A little-known feature in Windows could lead to big security problems for web surfers.
Security researchers Billy Rios and Nathan McFeters say they've discovered a new way that the URI (Uniform Resource Identifier) protocol handler technology, used by Windows to launch programs through the browser, can be misused to steal data from a victim's computer.
URI bugs have become a hot topic over the past month, ever since researcher Thor Larholm showed how a browser could be tricked into sending malformed data to Firefox using this technology. This bug allowed an attacker to run malware on a victim's PC.
Later, other researchers, including Rios and McFetters, showed how other browsers and applications could be misused to achieve similar goals.
In the past days, however, Rios and McFetters have shifted their focus away from malformed data and have taken a close look at how attackers could simply misuse the legitimate features of software that is launched via the URI protocol handler, something they call "functionality based exploitation."
Their initial results show that there could be plenty of ways to misuse this technology.
Though they will not name the company responsible for the software, the researchers said they have found a major flaw in a widely used program that could be misused to steal data from a victim's computer.
"It is possible through the URI to actually steal content form the user's machine and upload that content to a remote server of the attacker's choice," said McFetters, a senior security advisor for Ernst & Young. "This is all through functionality that the application provides."
Rios and McFetters plan to release the results of their research after the vendor has had a chance to fix the problem, but this may be the beginning of a new round of problems with a technology that is just starting to be scrutinised by security professionals.
"It's a hacker's dream and programmer's nightmare," said Eric Schultze, chief security architect with Shavlik Technologies. "I think over the next six to nine months, hackers are going to find lots of ways to exploit standard applications to do non-standard functions."
By using these custom URI protocol names, software developers are trying to make lives easier for their customers. The Windows Registry keeps track of the names and associates them with programs, so that any time they are called up in the browser, the appropriate software is launched.
For example AOL's instant messenger client uses the name "aim." So clicking on a web link that begins "aim:goim" or putting the address "aim:goim" in the browser's address bar will open an AIM instant message window.
The problem is that software developers have rushed to enable their applications without properly thinking about how they could then be misused by attackers, McFetters said. "We've had a hard time with a lot of these applications understanding why these applications are registering the URI at all."
Firefox, for example, has used the "FirefoxURL" handler so users can launch Firefox out of Internet Explorer. "I still have a hard time understanding why they registered that," he added.
These URI issues are complicated, even for software developers.
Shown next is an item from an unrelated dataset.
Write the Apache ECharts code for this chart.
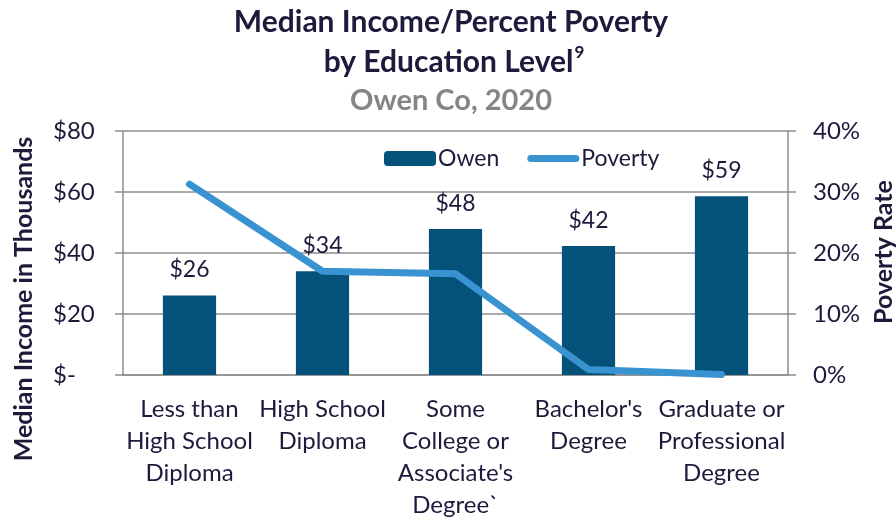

Mozilla initially thought that Larholm's bug needed Internet Explorer in order to be triggered, but this assessment turned out to be wrong, and two weeks later the Firefox team was forced to patch the same problem. "If an organisation like Mozilla is having issues with understanding how a URI handler increases the scope and the attack surface of their applications, think about how hard it is for a small development shop," McFetters said.
Microsoft is working to educate users and developers about these security issues, but there's only so much that it can do, said Mark Griesi, a security program manager with Microsoft.
Griesi said that he does not see any of these URI issues as something that needs to be fixed in Windows or Internet Explorer. That's up to the individual software developers whose programs may be misused. "Security is an industry responsibility and this is certainly a case of that [principle]," he said. "It's not Microsoft's position to be the gatekeeper of all third-party applications.”